Sebelumnya, KLHK menuding Greenpeace Indonesia pernah bekerja sama dengan sejumlah perusahaan sawit dan perusahaan kertas, yang melakukan penggundulan hutan pada periode 2011-2018. Oleh karenanya, wajar saja Greenpeace memahami isu deforestasi.
Sekjen KLHK Bambang Hendroyono, dalam siaran pers resminya, mengatakan, selama kerja sama dengan Greenpeace, perusahaan-perusahaan itu masih melakukan deforestasi. Bahkan perusahaan-perusahaan itu sampai menyebabkan kebakaran hutan dan lahan (Karhutla) 2015.
Bambang juga menuding Greenpeace tak pernah mempersoalkan aktivitas sejumlah perusahaan itu di lahan gambut dan di kawasan hutan. Greenpeace juga tak pernah meminta pencabutan konsesi perusahaan itu di lahan gambut dan di kawasan hutan.
Bagi Bambang, Greenpeace tak konsisten dalam bersikap. "Jika sekarang Greenpeace mempersoalkan sawit di kawasan hutan, pertanyaannya adalah mengapa baru sekarang mempersoalkannya? Bukankah Greenpeace telah bertahun-tahun lamanya berkolaborasi dengan grup sawit yang memiliki sawit di dalam kawasan hutan?" kata Bambang.

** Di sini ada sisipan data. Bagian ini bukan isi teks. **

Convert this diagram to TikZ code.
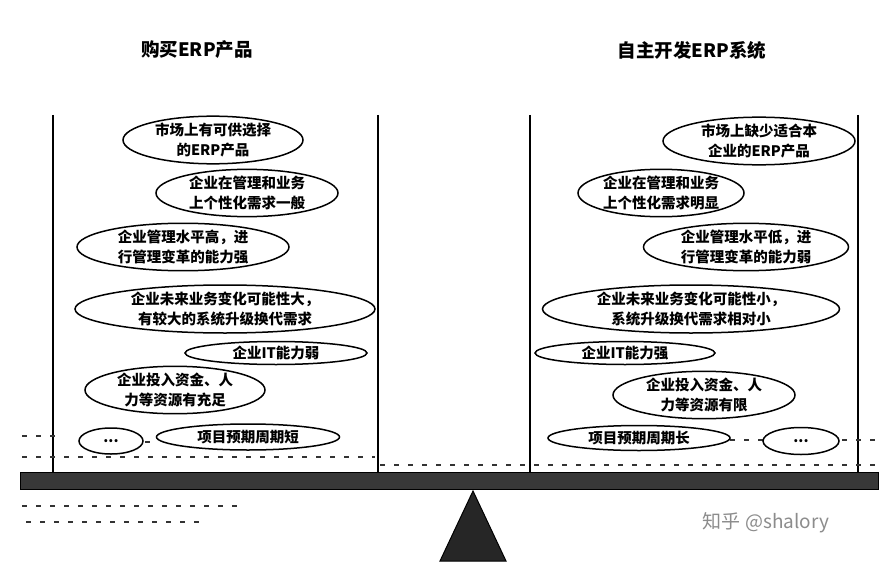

Tudingan ini disampaikan KLHK karena Greenpeace Indonesia mengkritik pidato Jokowi di COP26 Glasgow terkait turunnya angka deforestasi. Greenpeace membantah klaim Jokowi itu. Greenpeace menyebut, deforestasi di Indonesia justru meningkat dari yang sebelumnya 2,45 juta ha (2003-2011) menjadi 4,8 juta ha (2011-2019).